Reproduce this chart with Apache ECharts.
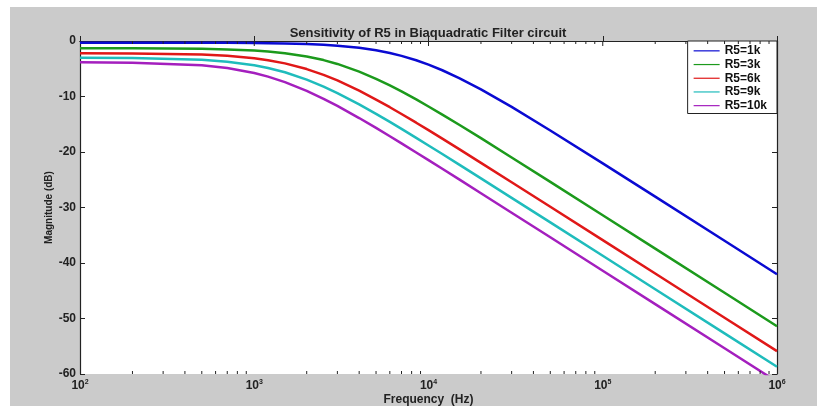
...
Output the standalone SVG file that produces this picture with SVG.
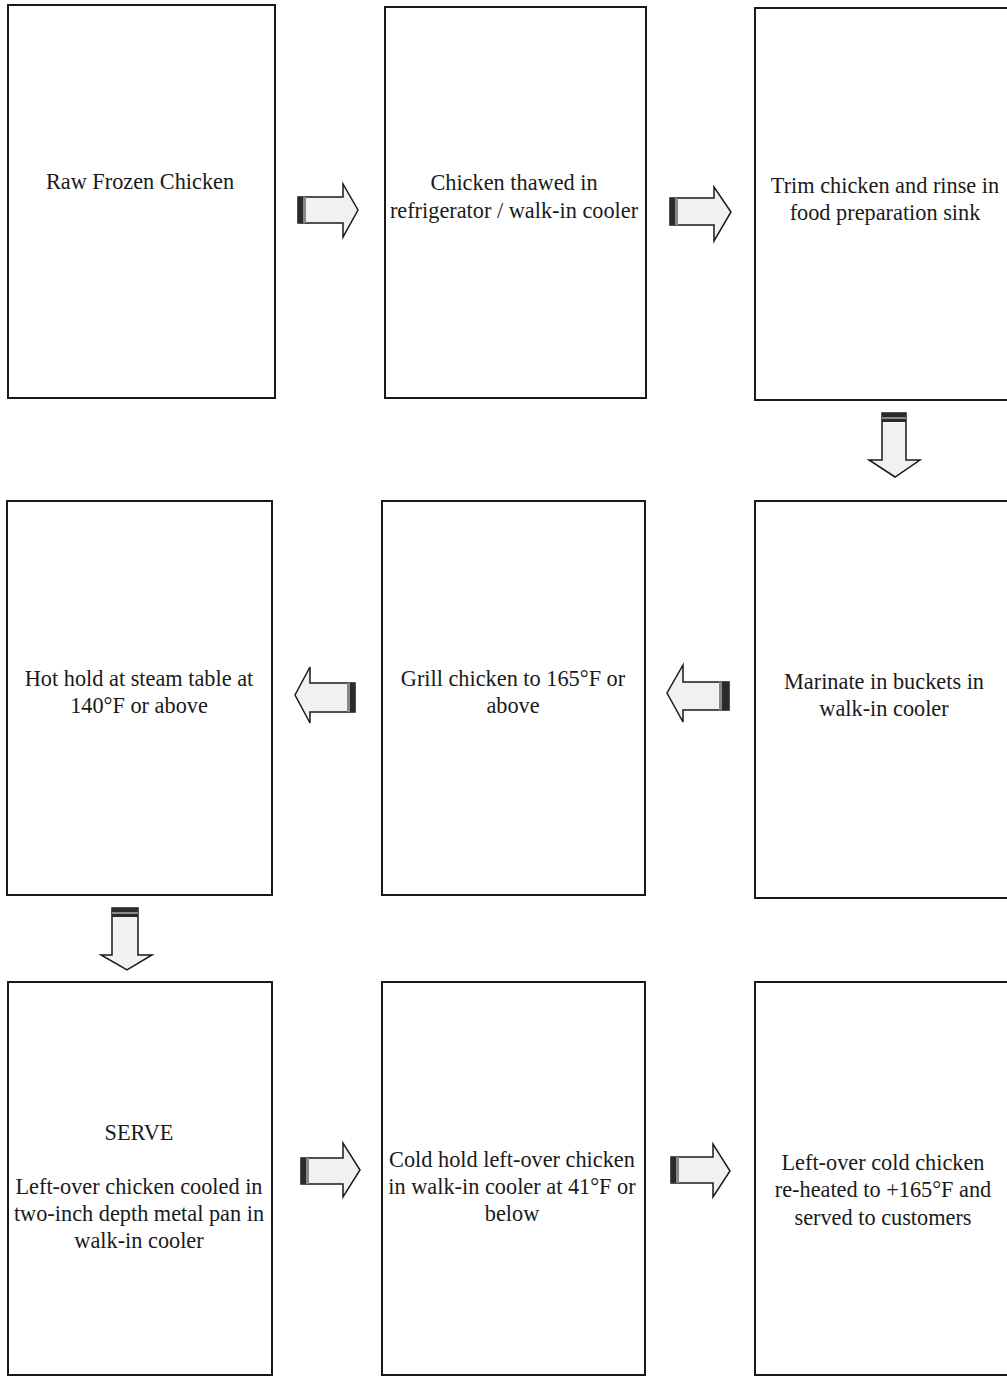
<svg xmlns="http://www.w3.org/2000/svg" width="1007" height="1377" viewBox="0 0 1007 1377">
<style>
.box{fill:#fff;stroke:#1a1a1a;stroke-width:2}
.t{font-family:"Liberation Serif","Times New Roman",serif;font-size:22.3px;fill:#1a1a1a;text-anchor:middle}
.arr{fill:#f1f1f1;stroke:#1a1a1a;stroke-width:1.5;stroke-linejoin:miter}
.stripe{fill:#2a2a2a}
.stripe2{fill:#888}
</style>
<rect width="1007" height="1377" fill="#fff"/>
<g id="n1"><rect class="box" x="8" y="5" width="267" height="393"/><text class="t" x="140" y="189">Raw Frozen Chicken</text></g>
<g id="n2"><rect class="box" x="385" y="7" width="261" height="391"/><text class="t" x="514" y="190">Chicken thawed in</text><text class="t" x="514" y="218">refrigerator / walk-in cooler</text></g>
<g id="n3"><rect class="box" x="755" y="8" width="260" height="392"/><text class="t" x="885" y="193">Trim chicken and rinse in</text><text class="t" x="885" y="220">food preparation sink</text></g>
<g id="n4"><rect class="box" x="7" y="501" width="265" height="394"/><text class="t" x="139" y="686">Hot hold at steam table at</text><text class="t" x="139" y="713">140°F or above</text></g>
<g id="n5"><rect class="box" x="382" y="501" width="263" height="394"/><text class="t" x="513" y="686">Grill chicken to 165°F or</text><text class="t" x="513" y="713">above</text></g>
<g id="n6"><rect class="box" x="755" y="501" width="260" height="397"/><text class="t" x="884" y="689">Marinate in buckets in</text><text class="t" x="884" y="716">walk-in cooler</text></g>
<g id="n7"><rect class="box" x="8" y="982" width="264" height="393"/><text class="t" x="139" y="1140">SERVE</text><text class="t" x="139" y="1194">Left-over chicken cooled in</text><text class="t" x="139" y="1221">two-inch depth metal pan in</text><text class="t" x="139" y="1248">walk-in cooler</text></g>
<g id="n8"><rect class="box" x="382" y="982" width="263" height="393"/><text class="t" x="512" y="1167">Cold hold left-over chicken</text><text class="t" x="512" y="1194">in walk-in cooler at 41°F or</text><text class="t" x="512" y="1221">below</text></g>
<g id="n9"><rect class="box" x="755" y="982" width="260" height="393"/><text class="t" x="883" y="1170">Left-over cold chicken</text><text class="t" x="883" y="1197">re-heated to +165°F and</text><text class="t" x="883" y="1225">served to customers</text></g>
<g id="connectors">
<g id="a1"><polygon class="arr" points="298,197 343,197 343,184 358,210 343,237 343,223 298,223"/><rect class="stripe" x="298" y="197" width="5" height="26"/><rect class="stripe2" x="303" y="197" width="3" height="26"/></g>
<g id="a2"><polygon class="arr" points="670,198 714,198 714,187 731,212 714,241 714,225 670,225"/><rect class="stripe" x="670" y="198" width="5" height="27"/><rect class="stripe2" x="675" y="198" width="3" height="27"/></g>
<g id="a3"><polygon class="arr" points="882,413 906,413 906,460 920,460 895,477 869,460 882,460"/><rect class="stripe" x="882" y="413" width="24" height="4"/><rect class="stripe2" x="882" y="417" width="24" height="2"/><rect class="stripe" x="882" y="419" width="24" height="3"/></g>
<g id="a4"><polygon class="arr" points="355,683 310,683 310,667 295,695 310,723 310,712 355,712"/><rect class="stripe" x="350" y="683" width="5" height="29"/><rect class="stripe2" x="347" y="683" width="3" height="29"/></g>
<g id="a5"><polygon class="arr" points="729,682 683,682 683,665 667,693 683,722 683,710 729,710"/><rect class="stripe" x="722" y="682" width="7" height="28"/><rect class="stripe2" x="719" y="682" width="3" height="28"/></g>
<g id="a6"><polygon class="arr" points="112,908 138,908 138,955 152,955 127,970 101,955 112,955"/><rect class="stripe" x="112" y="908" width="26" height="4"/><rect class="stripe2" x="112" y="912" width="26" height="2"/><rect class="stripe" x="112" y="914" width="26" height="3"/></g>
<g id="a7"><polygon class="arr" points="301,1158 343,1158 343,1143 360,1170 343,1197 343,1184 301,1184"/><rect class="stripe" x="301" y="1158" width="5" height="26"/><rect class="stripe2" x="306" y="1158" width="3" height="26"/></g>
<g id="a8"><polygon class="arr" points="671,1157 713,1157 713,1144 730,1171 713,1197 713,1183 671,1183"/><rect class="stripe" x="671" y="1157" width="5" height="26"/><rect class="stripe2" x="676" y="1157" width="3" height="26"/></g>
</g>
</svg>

§ **TASK DESCRIPTION**: Determine how many lines in the records contain "this", and reply with the number only.

§ **EXERCISE RESULT**: 2